→ Given request
Retype the entries, please, from their first line to the line containing "cat_pos = [0.5, 1.5]", exactly and only those lines, minus the pictures.
========
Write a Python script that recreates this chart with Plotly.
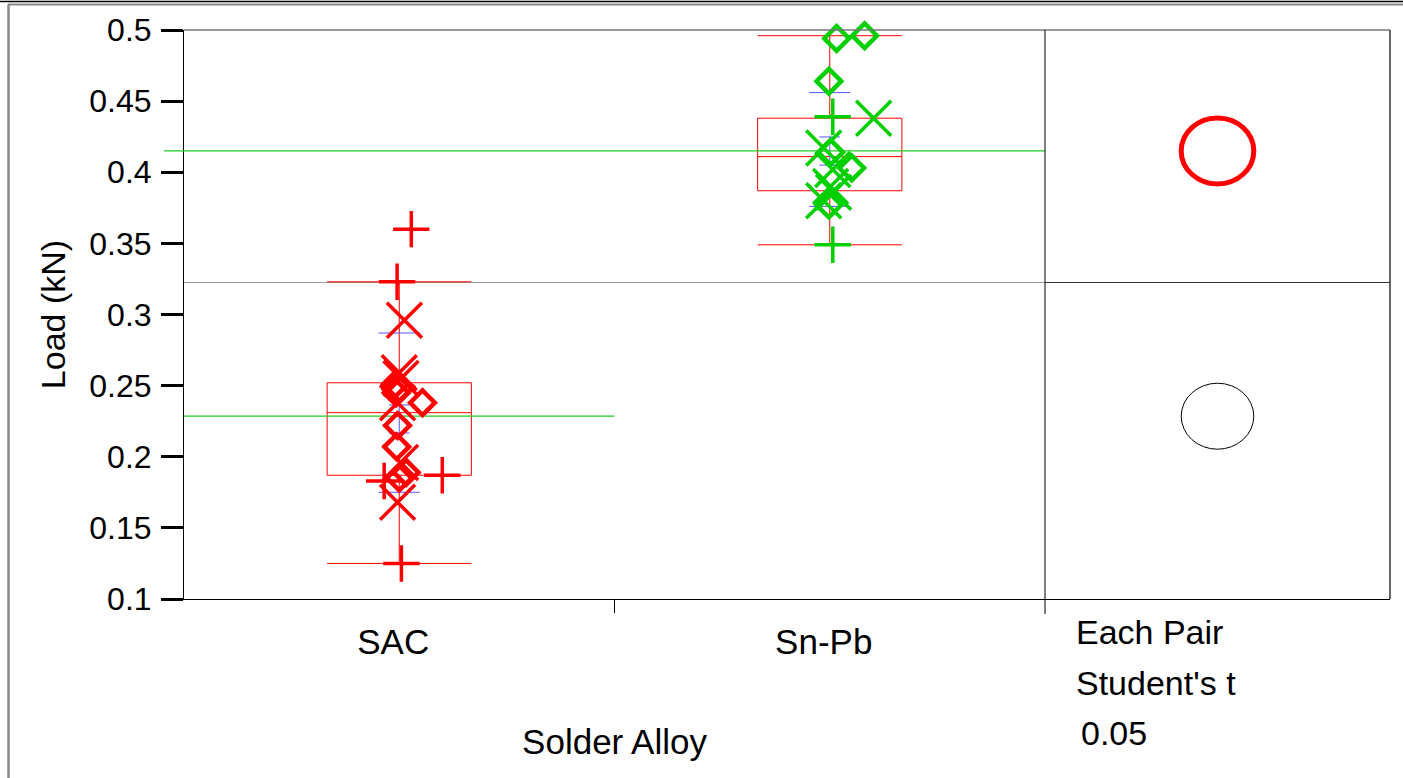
import plotly.graph_objects as go

W, H = 1403, 778

# ---------------- data ----------------
categories = ["SAC", "Sn-Pb"]
cat_pos = [0.5, 1.5]

# SAC points (load kN) by marker type, with jitter offsets (x units)
sac_plus_y = [0.360, 0.323, 0.183, 0.187, 0.125]
sac_plus_dx = [0.028, -0.005, -0.035, 0.100, 0.005]
sac_x_y = [0.296, 0.259, 0.255, 0.238, 0.196, 0.168]
sac_x_dx = [0.012, 0.0, 0.004, -0.004, 0.003, -0.004]
sac_dia_y = [0.251, 0.248, 0.245, 0.238, 0.222, 0.207, 0.189, 0.185]
sac_dia_dx = [-0.009, 0.0, -0.007, 0.054, -0.004, -0.006, 0.016, 0.0]

# Sn-Pb points
snpb_plus_y = [0.439, 0.349]
snpb_plus_dx = [0.007, 0.007]
snpb_x_y = [0.438, 0.417, 0.402, 0.390, 0.386, 0.380]
snpb_x_dx = [0.102, -0.014, 0.007, 0.002, 0.009, -0.014]
snpb_dia_y = [0.494, 0.496, 0.464, 0.414, 0.403, 0.377]
snpb_dia_dx = [0.016, 0.081, -0.002, 0.002, 0.051, -0.002]

# box statistics
q1 = [0.187, 0.387]
median = [0.231, 0.411]
q3 = [0.252, 0.438]
lowerfence = [0.125, 0.349]
upperfence = [0.323, 0.496]

# group means, std-dev lines, mean error bars
means = [0.2285, 0.415]
sd_hi = [0.287, 0.456]
sd_lo = [0.175, 0.376]
err_hi = [0.2364, 0.4248]
err_lo = [0.2167, 0.4050]
grand_mean = 0.3225

# comparison circles (radius in load units)
circle_radius = [0.0232, 0.0232]

y_ticks = [0.1, 0.15, 0.2, 0.25, 0.3, 0.35, 0.4, 0.45, 0.5]
y_ticktext = ["0.1", "0.15", "0.2", "0.25", "0.3", "0.35", "0.4", "0.45", "0.5"]

# ---------------- style ----------------
RED = "#FF0000"
GREEN = "#00D000"
MEANGREEN = "#22CC22"
BLUE = "#5555FF"
FONT = "Liberation Sans, Arial, sans-serif"

px_left, px_mid, px_right, px_end = 184, 1045, 1045, 1390
px_top, px_bot = 30, 599

fig = go.Figure()

colors = [RED, GREEN]
groups = [
    (sac_plus_y, sac_plus_dx, sac_x_y, sac_x_dx, sac_dia_y, sac_dia_dx),
    (snpb_plus_y, snpb_plus_dx, snpb_x_y, snpb_x_dx, snpb_dia_y, snpb_dia_dx),
]

# boxes
for i, c in enumerate(categories):
    fig.add_trace(go.Box(
        x=[cat_pos[i]], q1=[q1[i]], median=[median[i]], q3=[q3[i]],
        lowerfence=[lowerfence[i]], upperfence=[upperfence[i]],
        width=0.335, whiskerwidth=1, line=dict(color=RED, width=1),
        fillcolor="rgba(0,0,0,0)", boxpoints=False, showlegend=False,
        hoverinfo="skip",
    ))

# blue std dev lines and mean error bars
for i in range(2):
    cx = cat_pos[i]
    sdw = 0.048
    ew = 0.024
    xs = [cx - sdw, cx + sdw, None, cx - sdw, cx + sdw, None,
          cx - ew, cx + ew, None, cx - ew, cx + ew, None, cx, cx]
    ys = [sd_hi[i], sd_hi[i], None, sd_lo[i], sd_lo[i], None,
          err_hi[i], err_hi[i], None, err_lo[i], err_lo[i], None, err_lo[i], err_hi[i]]
    fig.add_trace(go.Scatter(x=xs, y=ys, mode="lines", line=dict(color=BLUE, width=1),
                             showlegend=False, hoverinfo="skip"))

# group mean lines (as traces, under the markers)
fig.add_trace(go.Scatter(x=[0, 1], y=[means[0], means[0]], mode="lines",
                         line=dict(color=MEANGREEN, width=1.3), showlegend=False,
                         hoverinfo="skip"))

# points
for i, g in enumerate(groups):
    py, pdx, xy, xdx, dy, ddx = g
    cx = cat_pos[i]
    col = colors[i]
    fig.add_trace(go.Scatter(
        x=[cx + d for d in pdx], y=py, mode="markers",
        marker=dict(symbol="cross-thin-open", size=26, color=col, line=dict(color=col, width=3.5)),
        showlegend=False, cliponaxis=False))
    fig.add_trace(go.Scatter(
        x=[cx + d for d in xdx], y=xy, mode="markers",
        marker=dict(symbol="x-thin-open", size=35, color=col, line=dict(color=col, width=3.5)),
        showlegend=False, cliponaxis=False))
    fig.add_trace(go.Scatter(
        x=[cx + d for d in ddx], y=dy, mode="markers",
        marker=dict(symbol="diamond-open", size=19, color=col, line=dict(color=col, width=4.5)),
        showlegend=False, cliponaxis=False))

# invisible trace on panel axis so it exists
fig.add_trace(go.Scatter(x=[0.5], y=[grand_mean], xaxis="x2", yaxis="y", mode="markers",
                         marker=dict(size=1, color="rgba(0,0,0,0)"), showlegend=False,
                         hoverinfo="skip"))

shapes = []
# grand mean line
shapes.append(dict(type="line", xref="x", yref="y", x0=0, x1=2, y0=grand_mean, y1=grand_mean,
                   line=dict(color="#999999", width=1), layer="below"))
shapes.append(dict(type="line", xref="x2", yref="y", x0=0, x1=1, y0=grand_mean, y1=grand_mean,
                   line=dict(color="#333333", width=1)))
# Sn-Pb mean line (extends slightly left of the axis)
shapes.append(dict(type="line", xref="paper", yref="y", x0=164 / W, x1=px_mid / W,
                   y0=means[1], y1=means[1], line=dict(color=MEANGREEN, width=1.2)))

# comparison circles
ypx_per_unit = (px_bot - px_top) / 0.4
x2px = px_end - px_right
circ_colors = [("black", 1), (RED, 5)]
for i in range(2):
    ry = circle_radius[i]
    rx = ry * ypx_per_unit * 1.1 / x2px
    col, lw = circ_colors[i]
    shapes.append(dict(type="circle", xref="x2", yref="y", x0=0.5 - rx, x1=0.5 + rx,
                       y0=means[i] - ry, y1=means[i] + ry, line=dict(color=col, width=lw)))

# frame lines
shapes.append(dict(type="line", xref="paper", yref="paper", x0=px_left / W, x1=px_end / W,
                   y0=1 - px_top / H, y1=1 - px_top / H, line=dict(color="#777777", width=1.5)))
shapes.append(dict(type="line", xref="paper", yref="paper", x0=px_end / W, x1=px_end / W,
                   y0=1 - px_top / H, y1=1 - px_bot / H, line=dict(color="#333333", width=1.5)))
shapes.append(dict(type="line", xref="paper", yref="paper", x0=px_mid / W, x1=px_mid / W,
                   y0=1 - px_top / H, y1=1 - 614 / H, line=dict(color="black", width=1)))
# outer image border
shapes.append(dict(type="line", xref="paper", yref="paper", x0=0, x1=1, y0=1 - 1.5 / H, y1=1 - 1.5 / H,
                   line=dict(color="black", width=1.5)))
shapes.append(dict(type="line", xref="paper", yref="paper", x0=8 / W, x1=1, y0=1 - 4.5 / H, y1=1 - 4.5 / H,
                   line=dict(color="#888888", width=2)))
shapes.append(dict(type="line", xref="paper", yref="paper", x0=8.5 / W, x1=8.5 / W, y0=0, y1=1 - 4.5 / H,
                   line=dict(color="#888888", width=2.5)))

annotations = []
for k, (txt, xoff) in enumerate([("Each Pair", 0), ("Student's t", 0), ("0.05", 5)]):
    annotations.append(dict(text=txt, xref="paper", yref="paper", x=(1074 + xoff) / W,
                            y=1 - (632 + 50.5 * k) / H, xanchor="left", yanchor="middle",
                            showarrow=False, font=dict(family=FONT, size=34, color="black")))

fig.update_layout(
    width=W, height=H, margin=dict(l=0, r=0, t=0, b=0, pad=0),
    paper_bgcolor="white", plot_bgcolor="white",
    font=dict(family=FONT, size=32, color="black"),
    xaxis=dict(domain=[px_left / W, px_mid / W], range=[0, 2], showgrid=False, zeroline=False,
               automargin=False,
               showline=True, linecolor="black", linewidth=1,
               tickmode="array", tickvals=cat_pos, ticktext=categories, ticks="",
               ticklabelstandoff=12, ticklabelshift=-6, tickfont=dict(size=35),
               minor=dict(tickmode="array", tickvals=[1], ticks="outside", ticklen=13,
                          tickcolor="black", tickwidth=1),
               title=dict(text="Solder Alloy", standoff=69, font=dict(size=35))),
    xaxis2=dict(domain=[px_right / W, px_end / W], range=[0, 1], anchor="y", showgrid=False,
                automargin=False,
                zeroline=False, showline=True, linecolor="black", linewidth=1,
                showticklabels=False, ticks=""),
    yaxis=dict(domain=[1 - px_bot / H, 1 - px_top / H], range=[0.1, 0.5], showgrid=False,
               automargin=False,
               zeroline=False, showline=True, linecolor="black", linewidth=1,
               tickmode="array", tickvals=y_ticks, ticktext=y_ticktext,
               ticks="outside", ticklen=22, tickwidth=2.5, tickcolor="black",
               ticklabelstandoff=3, tickfont=dict(size=32),
               title=dict(text="Load (kN)", standoff=13, font=dict(size=34))),
    shapes=shapes, annotations=annotations,
)

fig.write_html("out.html", config={"displayModeBar": False},
               post_script="document.body.style.margin='0';")
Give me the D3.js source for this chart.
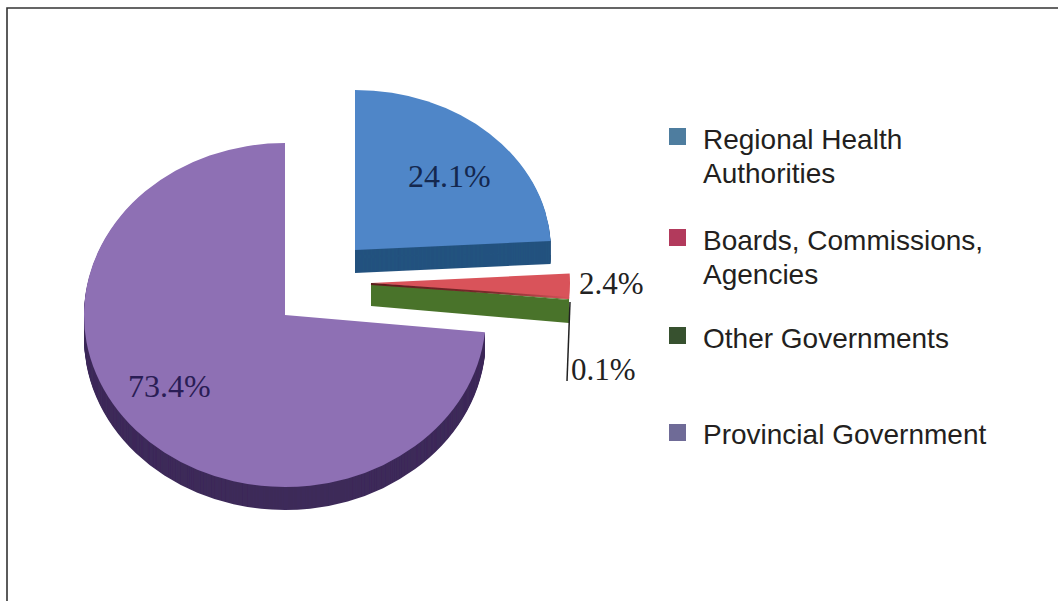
========
→ Response to this task
Write a Python script that recreates this chart with Plotly.
import plotly.graph_objects as go

W, H = 1403, 778

# ---------------- data ----------------
categories = ["SAC", "Sn-Pb"]
cat_pos = [0.5, 1.5]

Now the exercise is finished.